▸ RECORDS SUPPLIED:

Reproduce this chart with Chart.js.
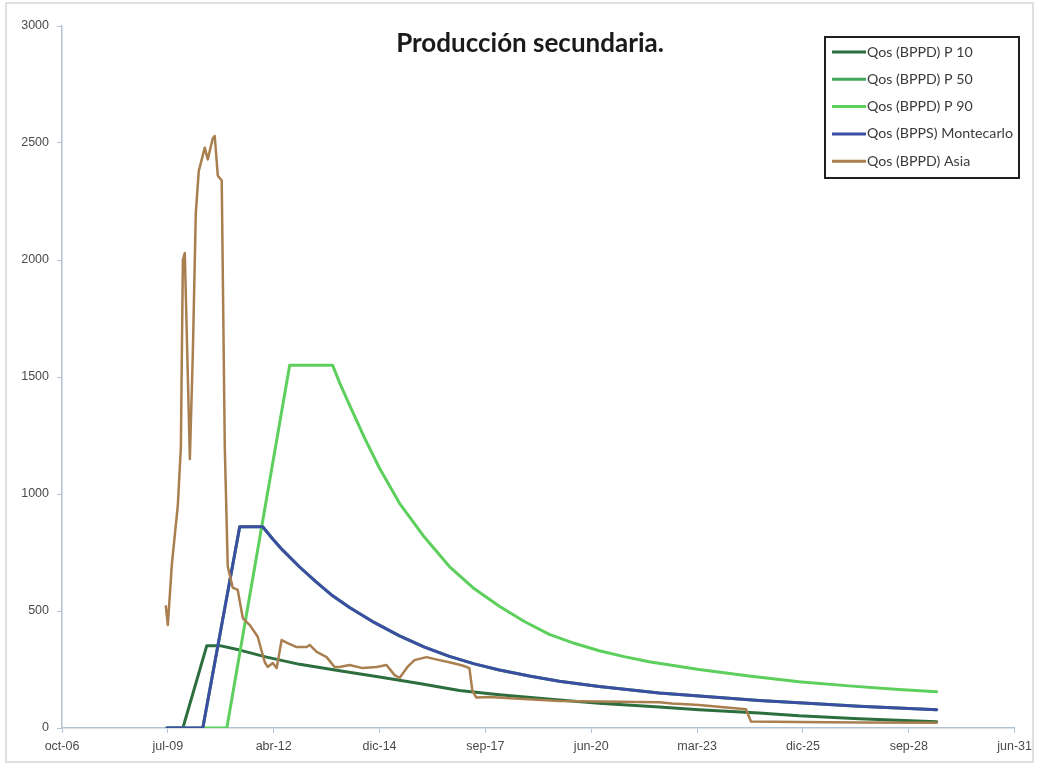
<!DOCTYPE html>
<html>
<head>
<meta charset="utf-8">
<script src="https://cdn.jsdelivr.net/npm/chart.js@4.4.1/dist/chart.umd.min.js"></script>
<style>
  html, body { margin: 0; padding: 0; background: #ffffff; }
  #wrap { position: relative; width: 1038px; height: 764px; }
</style>
</head>
<body>
<div id="wrap"><canvas id="c"></canvas></div>
<script>
// Dates are Excel serial day numbers (39000 = oct-06, 48000 = jun-31)
const chartTitle = 'Producción secundaria.';
const seriesNames = ['Qos (BPPD) P 10', 'Qos (BPPD) P 50', 'Qos (BPPD) P 90', 'Qos (BPPS) Montecarlo', 'Qos (BPPD) Asia'];

const p10Dates  = [39991, 40142, 40368, 40491, 40679, 40934, 41245, 41623, 42000, 42377, 42755, 43132, 43698, 44075, 44642, 45019, 45585, 45962, 46528, 47264];
const p10Values = [0, 0, 352, 352, 333, 303, 272, 245, 218, 190, 160, 142, 120, 106, 90, 78, 64, 52, 40, 27];

const p50Dates  = [39991, 40330, 40679, 40896, 40991, 41085, 41245, 41406, 41557, 41717, 41953, 42189, 42425, 42660, 42896, 43132, 43415, 43698, 44075, 44642, 45019, 45585, 45962, 46528, 47264];
const p50Values = [0, 0, 860, 860, 808, 760, 688, 622, 565, 515, 450, 394, 346, 306, 274, 248, 222, 200, 177, 150, 137, 118, 108, 93, 78];

const p90Dates  = [40330, 40557, 41151, 41557, 41623, 41717, 41858, 42000, 42189, 42425, 42660, 42896, 43132, 43368, 43604, 43840, 44075, 44311, 44547, 45019, 45491, 45962, 46434, 46906, 47264];
const p90Values = [0, 0, 1550, 1550, 1475, 1380, 1240, 1110, 960, 815, 690, 595, 520, 455, 400, 362, 330, 305, 283, 250, 222, 198, 180, 165, 155];

const monteDates  = [39991, 40330, 40679, 40896, 40991, 41085, 41245, 41406, 41557, 41717, 41953, 42189, 42425, 42660, 42896, 43132, 43415, 43698, 44075, 44642, 45019, 45585, 45962, 46528, 47264];
const monteValues = [0, 0, 860, 860, 808, 760, 688, 622, 565, 515, 450, 394, 346, 306, 274, 248, 222, 200, 177, 150, 137, 118, 108, 93, 78];

const asiaDates  = [39981, 40000, 40038, 40094, 40123, 40142, 40160, 40189, 40208, 40236, 40264, 40292, 40349, 40377, 40425, 40443, 40472, 40509, 40538, 40566, 40613, 40660, 40708, 40774, 40849, 40915, 40943, 40991, 41028, 41075, 41132, 41217, 41311, 41340, 41406, 41500, 41575, 41623, 41717, 41840, 41972, 42066, 42142, 42189, 42264, 42330, 42443, 42566, 42689, 42783, 42849, 42877, 42915, 43038, 43321, 43698, 44264, 44642, 44764, 45019, 45462, 45509, 45962, 46528, 47264];
const asiaValues = [520, 440, 700, 950, 1200, 2000, 2030, 1500, 1150, 1600, 2200, 2380, 2480, 2430, 2520, 2530, 2360, 2340, 1200, 690, 600, 590, 470, 440, 390, 282, 261, 278, 256, 376, 363, 346, 346, 355, 325, 303, 261, 261, 269, 256, 261, 269, 226, 214, 261, 290, 303, 290, 278, 267, 256, 160, 130, 132, 125, 115, 112, 110, 105, 98, 80, 28, 26, 24, 22];

const xTickMin = 39000, xTickMax = 48000, xTickStep = 1000;
const yTickMin = 0, yTickMax = 3000, yTickStep = 500;
const monthNames = ['ene','feb','mar','abr','may','jun','jul','ago','sep','oct','nov','dic'];

const colors = ['#2d6e3e', '#3fa85a', '#5ccf5c', '#3b4ea3', '#a97f50'];

function pts(d, v) { return d.map((x, i) => ({ x: x, y: v[i] })); }
function fmtDate(serial) {
  const d = new Date(Date.UTC(1899, 11, 30) + Math.round(serial) * 86400000);
  return monthNames[d.getUTCMonth()] + '-' + String(d.getUTCFullYear() % 100).padStart(2, '0');
}

const overlay = {
  id: 'overlay',
  beforeDraw(chart) {
    const ctx = chart.ctx;
    ctx.save();
    ctx.fillStyle = '#ffffff';
    ctx.fillRect(0, 0, chart.width, chart.height);
    ctx.strokeStyle = '#d6d6d6';
    ctx.lineWidth = 1.5;
    ctx.strokeRect(6, 3, chart.width - 11, chart.height - 5);
    ctx.restore();
  },
  afterDraw(chart) {
    const ctx = chart.ctx;
    ctx.save();
    // title
    ctx.fillStyle = '#1a1a1a';
    ctx.font = 'bold 26px Lato, "Open Sans", sans-serif';
    ctx.textAlign = 'center';
    ctx.textBaseline = 'alphabetic';
    ctx.fillText(chartTitle, 530, 52);
    // legend
    const bx = 825, by = 37, bw = 194, bh = 141;
    ctx.fillStyle = '#ffffff';
    ctx.fillRect(bx, by, bw, bh);
    ctx.strokeStyle = '#1f1f1f';
    ctx.lineWidth = 2;
    ctx.strokeRect(bx, by, bw, bh);
    ctx.font = '12px Lato, "Open Sans", sans-serif';
    const longest = Math.max(...chart.data.datasets.map(d => ctx.measureText(d.label).width));
    const fs = Math.min(15, 12 * 146 / longest);
    ctx.font = fs.toFixed(2) + 'px Lato, "Open Sans", sans-serif';
    ctx.textAlign = 'left';
    ctx.textBaseline = 'middle';
    chart.data.datasets.forEach((ds, i) => {
      const y = 52 + i * 27.3;
      ctx.strokeStyle = ds.borderColor;
      ctx.lineWidth = 3;
      ctx.beginPath();
      ctx.moveTo(832, y);
      ctx.lineTo(866, y);
      ctx.stroke();
      ctx.fillStyle = '#3a3a3a';
      ctx.fillText(ds.label, 867, y);
    });
    ctx.restore();
  }
};

const mk = (i, d, v, order, width) => ({
  label: seriesNames[i],
  data: pts(d, v),
  borderColor: colors[i],
  backgroundColor: colors[i],
  borderWidth: width,
  pointRadius: 0,
  fill: false,
  order: order,
  tension: 0,
  borderJoinStyle: 'round',
  borderCapStyle: 'round'
});

new Chart(document.getElementById('c'), {
  type: 'line',
  data: {
    datasets: [
      mk(0, p10Dates, p10Values, 4, 3),
      mk(1, p50Dates, p50Values, 3, 3),
      mk(2, p90Dates, p90Values, 2, 3),
      mk(3, monteDates, monteValues, 1, 3),
      mk(4, asiaDates, asiaValues, 0, 2.5)
    ]
  },
  options: {
    responsive: true,
    maintainAspectRatio: false,
    animation: false,
    layout: { padding: { left: 0, right: 22, top: 26, bottom: 0 } },
    plugins: { legend: { display: false }, title: { display: false }, tooltip: { enabled: false } },
    scales: {
      x: {
        type: 'linear',
        min: xTickMin, max: xTickMax,
        afterFit(s) { s.height = 36; },
        afterBuildTicks(s) {
          const t = [];
          for (let v = xTickMin; v <= xTickMax; v += xTickStep) t.push({ value: v });
          s.ticks = t;
        },
        ticks: {
          callback: (v) => fmtDate(v),
          autoSkip: false, maxRotation: 0, minRotation: 0,
          color: '#4a4a4a', padding: 6,
          font: { family: '"Liberation Sans", Arial, sans-serif', size: 12.5 }
        },
        grid: { drawOnChartArea: false, drawTicks: true, tickLength: 5, color: '#b4c3d3' },
        border: { color: '#b4c3d3', width: 1.5 }
      },
      y: {
        type: 'linear',
        min: yTickMin, max: yTickMax,
        afterFit(s) { s.width = 62; },
        ticks: {
          stepSize: yTickStep,
          callback: (v) => String(v),
          color: '#4a4a4a', padding: 8,
          font: { family: '"Liberation Sans", Arial, sans-serif', size: 12.5 }
        },
        grid: { drawOnChartArea: false, drawTicks: true, tickLength: 5, color: '#b4c3d3' },
        border: { color: '#b4c3d3', width: 1.5 }
      }
    }
  },
  plugins: [overlay]
});
</script>
</body>
</html>
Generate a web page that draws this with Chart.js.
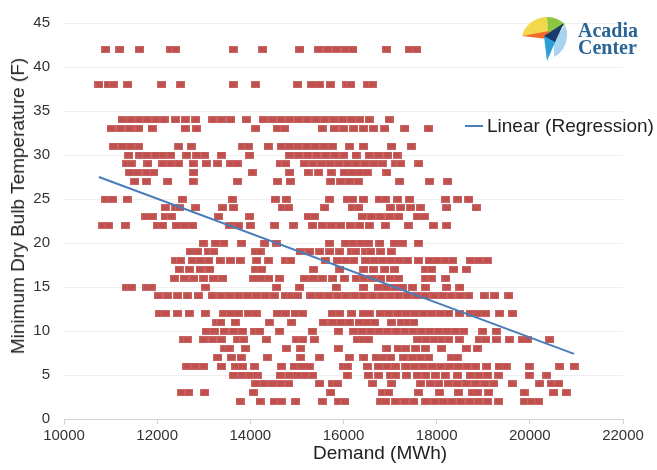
<!DOCTYPE html>
<html>
<head>
<meta charset="utf-8">
<script src="https://cdn.jsdelivr.net/npm/chart.js@4/dist/chart.umd.min.js"></script>
<style>
  body { margin: 0; background: #fff; }
  #wrap { position: relative; width: 657px; height: 470px; font-family: "Liberation Sans", Arial, sans-serif; }
  #logo { position: absolute; left: 518px; top: 14px; }
  #brand { position: absolute; left: 578px; top: 22px; font: bold 20px/17px "Liberation Serif", serif; color: #2a6596; }
  #legend { position: absolute; left: 465px; top: 115px; font-size: 19px; line-height: 22px; color: #222; white-space: nowrap; }
  #legend span { display: inline-block; width: 18px; height: 2px; background: #4a7ebb; vertical-align: middle; margin-right: 4px; position: relative; top: -1px; }
  #xtitle { position: absolute; left: 313px; top: 442px; font-size: 19px; line-height: 22px; color: #222; white-space: nowrap; }
  #ytitle { position: absolute; left: 18px; top: 206px; font-size: 19px; line-height: 22px; color: #222; white-space: nowrap;
            transform: translate(-50%, -50%) rotate(-90deg); }
</style>
</head>
<body>
<div id="wrap">
  <canvas id="myChart" width="657" height="470"></canvas>
  <svg id="logo" width="52" height="50" viewBox="0 0 52 50">
    <path d="M30 21 L4 22 A26 24 0 0 1 29 3 Z" fill="#f3d84b"/>
    <path d="M30 21 L29 3 A22 20 0 0 1 47 11 Z" fill="#8dc641"/>
    <path d="M36 26 L47 11 A22 22 0 0 1 49 23 A22 24 0 0 1 36 43 Z" fill="#a9d3ef"/>
    <path d="M4 22 L31 17 L30 25 Z" fill="#f26b2a"/>
    <path d="M26 22 L38 26 L29 47 Z" fill="#2a9fd8"/>
    <path d="M46 9 L26 22 L37 28 Z" fill="#1b3a6b"/>
  </svg>
  <div id="brand">Acadia<br>Center</div>
  <div id="legend"><span></span>Linear (Regression)</div>
  <div id="xtitle">Demand (MWh)</div>
  <div id="ytitle">Minimum Dry Bulb Temperature (F)</div>
</div>
<script>
// demand values (MWh), one array per temperature (F)
const t42 = [10900, 11200, 11620, 12280, 12400, 13630, 14270, 15060, 15460, 15660, 15850, 16050, 16200, 16920, 17410, 17570];
const t38 = [10750, 10950, 11060, 11370, 12100, 12500, 13630, 14110, 15020, 15320, 15480, 15720, 16070, 16160, 16520, 16620];
const t34 = [11250, 11430, 11610, 11790, 11970, 12150, 12390, 12600, 12830, 13190, 13380, 13580, 13910, 14280, 14470, 14660, 14840, 15030, 15220, 15410, 15600, 15790, 15980, 16170, 16350, 16550, 16980];
const t33 = [11010, 11210, 11410, 11610, 11890, 12600, 12840, 14120, 14580, 14740, 15540, 15800, 16010, 16220, 16430, 16640, 16890, 17320, 17820];
const t31 = [11060, 11250, 11430, 11610, 12460, 12730, 13830, 13960, 14380, 14660, 14840, 15020, 15210, 15390, 15580, 15760, 16130, 16430, 17040, 17450];
const t30 = [11390, 11620, 11770, 11970, 12130, 12290, 12630, 12850, 13020, 13380, 13990, 14840, 15030, 15230, 15420, 15620, 15810, 16010, 16270, 16550, 16750, 16950, 17150];
const t29 = [11350, 11440, 11800, 12120, 12290, 12460, 12770, 13050, 13300, 13580, 13720, 14640, 14760, 15160, 15340, 15530, 15710, 15900, 16090, 16270, 16460, 16650, 16830, 17120, 17230, 17620];
const t28 = [11410, 11570, 11780, 11930, 12790, 14040, 14850, 15240, 15470, 15740, 16020, 16190, 16340, 16510, 16930];
const t27 = [11520, 11770, 12230, 12770, 13730, 14590, 14860, 15730, 15940, 16130, 16320, 17210, 17850, 18240];
const t25 = [10900, 11040, 11360, 12540, 13610, 14540, 14770, 15700, 16090, 16190, 16420, 16770, 16900, 17160, 17420, 18190, 18450, 18690];
const t24 = [12170, 12400, 12480, 12830, 13410, 13640, 14690, 14820, 15590, 16190, 16330, 17000, 17230, 17440, 17650, 18220, 18850];
const t23 = [11760, 11890, 12170, 12310, 13320, 13990, 15240, 15370, 16400, 16600, 16790, 16990, 17190, 17590, 17730];
const t22 = [10830, 10950, 11320, 12010, 12110, 12420, 12590, 12760, 13560, 13740, 14000, 14520, 14930, 15340, 15540, 15740, 15940, 16140, 16350, 16550, 16900, 17390, 17930, 18220];
const t20 = [12990, 13260, 13430, 13810, 14310, 14560, 15700, 16050, 16210, 16370, 16530, 16780, 17090, 17260, 17610];
const t19 = [12710, 12860, 13100, 13220, 14110, 14210, 15070, 15280, 15490, 15710, 15920, 16170, 16260, 16480, 16580, 16800, 17020];
const t18 = [12400, 12500, 12750, 12930, 13110, 13350, 13570, 13780, 14140, 14390, 14760, 14870, 15610, 15870, 16050, 16220, 16480, 16660, 16840, 17010, 17190, 17370, 17610, 17840, 18010, 18190, 18340, 18720, 18900, 19090];
const t17 = [12470, 12690, 12920, 13130, 14120, 14240, 15360, 15920, 16440, 16650, 16890, 17100, 17770, 17890, 18370, 18630];
const t16 = [12370, 12580, 12790, 13000, 13210, 13410, 14070, 14230, 14400, 14630, 15170, 15350, 15540, 15770, 16020, 16270, 16440, 16610, 16800, 17000, 17180, 17770, 17890, 18200];
const t15 = [11340, 11440, 11780, 11870, 13040, 14570, 15060, 15840, 16440, 16750, 16920, 17110, 17260, 17480, 17760, 18220, 18500];
const t14 = [12020, 12230, 12440, 12650, 12880, 13180, 13370, 13560, 13750, 13940, 14130, 14320, 14510, 14750, 14880, 15010, 15300, 15490, 15680, 15870, 16050, 16240, 16430, 16620, 16810, 17000, 17180, 17370, 17560, 17750, 17940, 18130, 18310, 18500, 18690, 19020, 19250, 19550];
const t12 = [12050, 12180, 12440, 12690, 13030, 13430, 13580, 13740, 13960, 14130, 14580, 14760, 14960, 15120, 15760, 15920, 16180, 16430, 16550, 16790, 16970, 17160, 17340, 17530, 17710, 17890, 18080, 18260, 18490, 18720, 18880, 19050, 19350, 19630];
const t11 = [13280, 13370, 13680, 14410, 14890, 15560, 15760, 15940, 16120, 16340, 16510, 16670, 17020, 17250, 17380, 17510];
const t10 = [13050, 13230, 13440, 13640, 13830, 14100, 14200, 14630, 15330, 15890, 16220, 16400, 16580, 16760, 16940, 17130, 17310, 17490, 17670, 17850, 18040, 18220, 18400, 18580, 18990, 19280];
const t9 = [12570, 12650, 13000, 13190, 13380, 13730, 13860, 14340, 15000, 15120, 15370, 16300, 16420, 16530, 17590, 17770, 17950, 18110, 18260, 18480, 18910, 19050, 19280, 19560, 19840, 19940, 20430];
const t8 = [13450, 13550, 13900, 14770, 15080, 15890, 16930, 17170, 17330, 17550, 17760, 18110, 18630, 18870];
const t7 = [13300, 13590, 13800, 14360, 15080, 15490, 16120, 16440, 16700, 16850, 17010, 17290, 17480, 17650, 17830, 18320, 18440];
const t6 = [12640, 12810, 13000, 13380, 13690, 13830, 14090, 14670, 14940, 15100, 15260, 16000, 16080, 16510, 16750, 16930, 17120, 17340, 17530, 17710, 17900, 18090, 18280, 18460, 18650, 18840, 19080, 19340, 19490, 19990, 20640, 20950];
const t5 = [13640, 13820, 13990, 14150, 14640, 14840, 15010, 15180, 15340, 16080, 16530, 16760, 17010, 17120, 17350, 17580, 17770, 17970, 18180, 18450, 18720, 18900, 19090, 19330, 19990, 20360];
const t4 = [14120, 14300, 14480, 14660, 14830, 15490, 15760, 15870, 16630, 17040, 17660, 17860, 18050, 18250, 18440, 18640, 18840, 19030, 19230, 19620, 20210, 20460, 20620];
const t3 = [12520, 12680, 13020, 14060, 15730, 16840, 16970, 17610, 18060, 18470, 18770, 18870, 19120, 19880, 20510, 20780];
const t2 = [13780, 14210, 14510, 14670, 14970, 15540, 15890, 16030, 16800, 16900, 17120, 17320, 17510, 17770, 17960, 18140, 18330, 18520, 18710, 18900, 19090, 19330, 19890, 20040, 20190];

const rows = [[42, t42], [38, t38], [34, t34], [33, t33], [31, t31], [30, t30], [29, t29], [28, t28], [27, t27],
  [25, t25], [24, t24], [23, t23], [22, t22], [20, t20], [19, t19], [18, t18], [17, t17], [16, t16], [15, t15],
  [14, t14], [12, t12], [11, t11], [10, t10], [9, t9], [8, t8], [7, t7], [6, t6], [5, t5], [4, t4], [3, t3], [2, t2]];

// regression line end points as drawn
const trendDemand = [10750, 20950];
const trendTemp = [27.5, 7.4];

const xTicks = { min: 10000, max: 22000, step: 2000 };
const yTicks = { min: 0, max: 45, step: 5 };

document.addEventListener('DOMContentLoaded', () => {
    Chart.defaults.font.family = '"Liberation Sans", Arial, sans-serif';

    // flat red rectangle marker like the Excel one
    const marker = document.createElement('canvas');
    marker.width = 9;
    marker.height = 7;
    const mc = marker.getContext('2d');
    mc.fillStyle = '#c0504d';
    mc.fillRect(0, 0, 9, 7);
    mc.strokeStyle = '#c96562';
    mc.lineWidth = 1;
    mc.strokeRect(0.5, 0.5, 8, 6);

    const points = [];
    rows.forEach(([temp, demands]) => {
        demands.forEach(d => points.push({ x: d, y: temp }));
    });

    const ctx = document.getElementById('myChart').getContext('2d');
    new Chart(ctx, {
        type: 'scatter',
        data: {
            datasets: [{
                type: 'line',
                label: 'Linear (Regression)',
                data: trendDemand.map((d, i) => ({ x: d, y: trendTemp[i] })),
                borderColor: '#4a7ebb',
                borderWidth: 2,
                pointRadius: 0,
                fill: false
            }, {
                label: 'Data',
                data: points,
                pointStyle: marker,
                pointRadius: 4
            }]
        },
        options: {
            responsive: false,
            animation: false,
            devicePixelRatio: 1,
            layout: { padding: { top: 15, right: 34, left: 0, bottom: 0 } },
            plugins: {
                legend: { display: false },
                tooltip: { enabled: false }
            },
            scales: {
                x: {
                    type: 'linear',
                    min: xTicks.min,
                    max: xTicks.max,
                    afterFit: s => { s.height = 51; },
                    ticks: {
                        stepSize: xTicks.step,
                        color: '#333',
                        font: { size: 15 },
                        padding: 3,
                        callback: v => v
                    },
                    grid: { drawOnChartArea: false, tickLength: 5, color: '#d3d3d3' },
                    border: { color: '#d3d3d3' }
                },
                y: {
                    min: yTicks.min,
                    max: yTicks.max,
                    afterFit: s => { s.width = 64; },
                    ticks: {
                        stepSize: yTicks.step,
                        color: '#333',
                        font: { size: 15 },
                        padding: 14
                    },
                    grid: { color: '#efefef', drawTicks: false },
                    border: { display: false }
                }
            }
        }
    });
});
</script>
</body>
</html>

▸ WORK TO DO: Which lines include the word "with"? Copy every one of them.

▸ ANSWER TO THE TASK:
Reproduce this chart with Chart.js.
Generate a web page that draws this with Chart.js.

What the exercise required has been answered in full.